Charts and diagrams as code:

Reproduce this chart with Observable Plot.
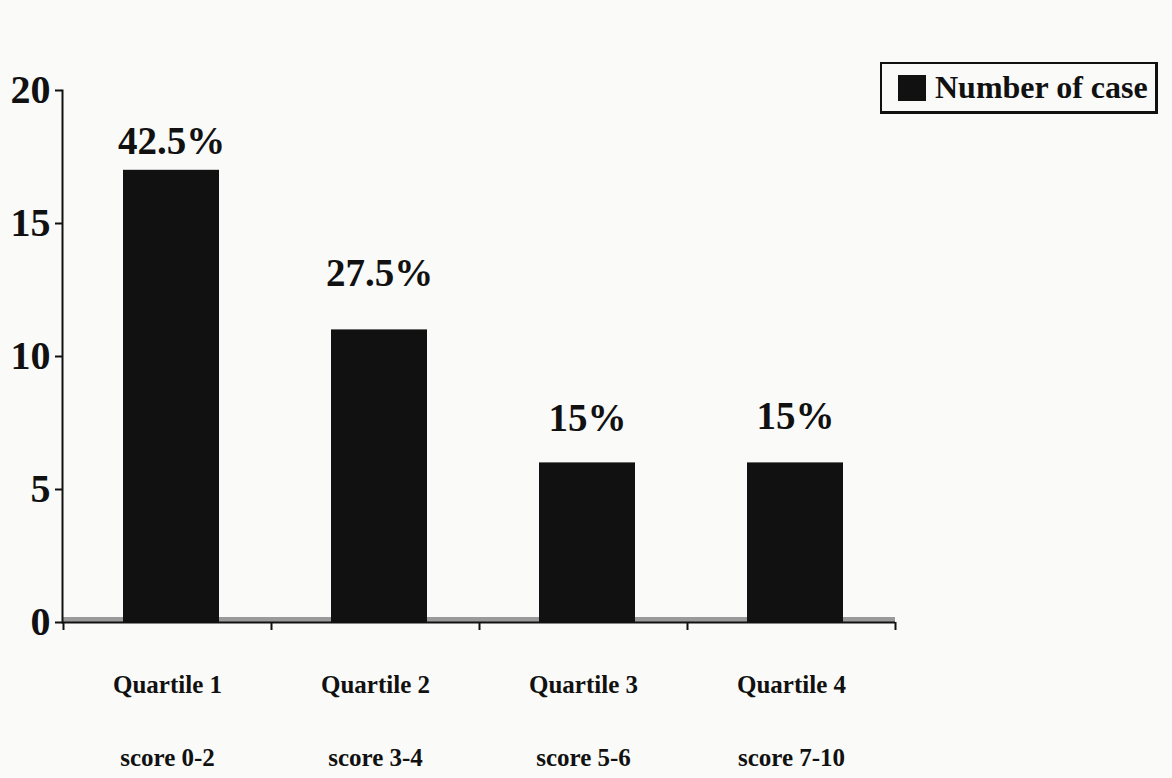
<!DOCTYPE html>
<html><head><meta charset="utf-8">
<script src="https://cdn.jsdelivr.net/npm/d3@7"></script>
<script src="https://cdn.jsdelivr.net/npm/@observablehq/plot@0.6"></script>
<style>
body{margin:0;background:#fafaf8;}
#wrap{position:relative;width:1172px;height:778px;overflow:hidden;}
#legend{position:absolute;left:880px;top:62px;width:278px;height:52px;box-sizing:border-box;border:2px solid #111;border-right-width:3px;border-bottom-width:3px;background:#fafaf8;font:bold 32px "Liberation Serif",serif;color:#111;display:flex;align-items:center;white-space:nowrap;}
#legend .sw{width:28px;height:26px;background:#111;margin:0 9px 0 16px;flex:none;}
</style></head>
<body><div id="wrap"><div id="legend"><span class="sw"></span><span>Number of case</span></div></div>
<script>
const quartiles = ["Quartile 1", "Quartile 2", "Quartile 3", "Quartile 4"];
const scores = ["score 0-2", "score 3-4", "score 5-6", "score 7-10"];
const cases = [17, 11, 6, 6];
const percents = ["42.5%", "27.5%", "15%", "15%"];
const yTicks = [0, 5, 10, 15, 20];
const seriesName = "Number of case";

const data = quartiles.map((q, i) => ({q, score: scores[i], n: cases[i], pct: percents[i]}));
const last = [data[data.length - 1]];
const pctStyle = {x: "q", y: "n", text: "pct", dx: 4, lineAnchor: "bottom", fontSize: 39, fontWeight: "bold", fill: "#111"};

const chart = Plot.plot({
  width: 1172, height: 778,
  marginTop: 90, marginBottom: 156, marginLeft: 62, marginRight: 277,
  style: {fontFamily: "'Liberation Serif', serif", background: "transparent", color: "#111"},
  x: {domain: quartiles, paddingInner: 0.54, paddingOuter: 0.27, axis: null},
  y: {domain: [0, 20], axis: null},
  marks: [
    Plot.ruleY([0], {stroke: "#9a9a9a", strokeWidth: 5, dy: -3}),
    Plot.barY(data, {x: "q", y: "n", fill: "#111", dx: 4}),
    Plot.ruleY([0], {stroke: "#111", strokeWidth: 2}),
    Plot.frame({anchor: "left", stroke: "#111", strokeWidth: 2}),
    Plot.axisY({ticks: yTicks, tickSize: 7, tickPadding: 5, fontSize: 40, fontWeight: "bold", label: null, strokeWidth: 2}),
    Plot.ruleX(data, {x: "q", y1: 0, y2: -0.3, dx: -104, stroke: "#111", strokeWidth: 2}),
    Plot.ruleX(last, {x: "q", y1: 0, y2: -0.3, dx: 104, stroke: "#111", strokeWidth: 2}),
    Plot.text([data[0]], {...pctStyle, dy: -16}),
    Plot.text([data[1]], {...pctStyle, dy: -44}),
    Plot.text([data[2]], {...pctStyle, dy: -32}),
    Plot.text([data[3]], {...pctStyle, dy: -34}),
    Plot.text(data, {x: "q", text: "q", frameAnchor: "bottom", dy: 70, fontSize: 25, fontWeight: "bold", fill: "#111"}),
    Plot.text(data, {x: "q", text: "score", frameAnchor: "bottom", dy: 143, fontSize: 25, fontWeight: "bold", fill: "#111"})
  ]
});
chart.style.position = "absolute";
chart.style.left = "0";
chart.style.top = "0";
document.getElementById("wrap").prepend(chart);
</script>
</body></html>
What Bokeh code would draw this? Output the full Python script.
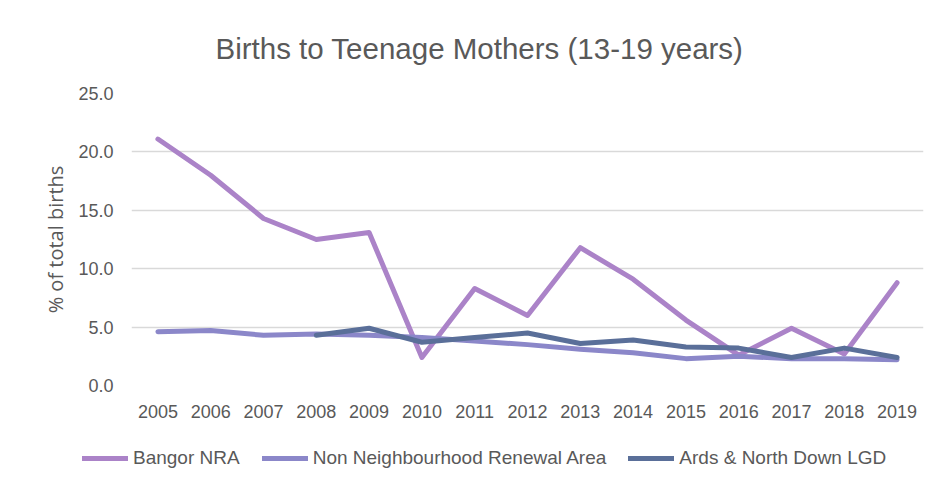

• Task objective: Output the records above exactly; leave out the pictures.

• Answer in full:
Reproduce this chart with Observable Plot.
<!DOCTYPE html>
<html><head><meta charset="utf-8">
<script src="https://cdn.jsdelivr.net/npm/d3@7"></script>
<script src="https://cdn.jsdelivr.net/npm/@observablehq/plot@0.6"></script>
<style>
body{margin:0;background:#fafaf8;}
#wrap{position:relative;width:1172px;height:778px;overflow:hidden;}
#legend{position:absolute;left:880px;top:62px;width:278px;height:52px;box-sizing:border-box;border:2px solid #111;border-right-width:3px;border-bottom-width:3px;background:#fafaf8;font:bold 32px "Liberation Serif",serif;color:#111;display:flex;align-items:center;white-space:nowrap;}
#legend .sw{width:28px;height:26px;background:#111;margin:0 9px 0 16px;flex:none;}
</style></head>
<body><div id="wrap"><div id="legend"><span class="sw"></span><span>Number of case</span></div></div>
<script>
const quartiles = ["Quartile 1", "Quartile 2", "Quartile 3", "Quartile 4"];
const scores = ["score 0-2", "score 3-4", "score 5-6", "score 7-10"];
const cases = [17, 11, 6, 6];
const percents = ["42.5%", "27.5%", "15%", "15%"];
const yTicks = [0, 5, 10, 15, 20];
const seriesName = "Number of case";

const data = quartiles.map((q, i) => ({q, score: scores[i], n: cases[i], pct: percents[i]}));
const last = [data[data.length - 1]];
const pctStyle = {x: "q", y: "n", text: "pct", dx: 4, lineAnchor: "bottom", fontSize: 39, fontWeight: "bold", fill: "#111"};

const chart = Plot.plot({
  width: 1172, height: 778,
  marginTop: 90, marginBottom: 156, marginLeft: 62, marginRight: 277,
  style: {fontFamily: "'Liberation Serif', serif", background: "transparent", color: "#111"},
  x: {domain: quartiles, paddingInner: 0.54, paddingOuter: 0.27, axis: null},
  y: {domain: [0, 20], axis: null},
  marks: [
    Plot.ruleY([0], {stroke: "#9a9a9a", strokeWidth: 5, dy: -3}),
    Plot.barY(data, {x: "q", y: "n", fill: "#111", dx: 4}),
    Plot.ruleY([0], {stroke: "#111", strokeWidth: 2}),
    Plot.frame({anchor: "left", stroke: "#111", strokeWidth: 2}),
    Plot.axisY({ticks: yTicks, tickSize: 7, tickPadding: 5, fontSize: 40, fontWeight: "bold", label: null, strokeWidth: 2}),
    Plot.ruleX(data, {x: "q", y1: 0, y2: -0.3, dx: -104, stroke: "#111", strokeWidth: 2}),
    Plot.ruleX(last, {x: "q", y1: 0, y2: -0.3, dx: 104, stroke: "#111", strokeWidth: 2}),
    Plot.text([data[0]], {...pctStyle, dy: -16}),
    Plot.text([data[1]], {...pctStyle, dy: -44}),
    Plot.text([data[2]], {...pctStyle, dy: -32}),
    Plot.text([data[3]], {...pctStyle, dy: -34}),
    Plot.text(data, {x: "q", text: "q", frameAnchor: "bottom", dy: 70, fontSize: 25, fontWeight: "bold", fill: "#111"}),
    Plot.text(data, {x: "q", text: "score", frameAnchor: "bottom", dy: 143, fontSize: 25, fontWeight: "bold", fill: "#111"})
  ]
});
chart.style.position = "absolute";
chart.style.left = "0";
chart.style.top = "0";
document.getElementById("wrap").prepend(chart);
</script>
</body></html>
What Bokeh code would draw this? Output the full Python script.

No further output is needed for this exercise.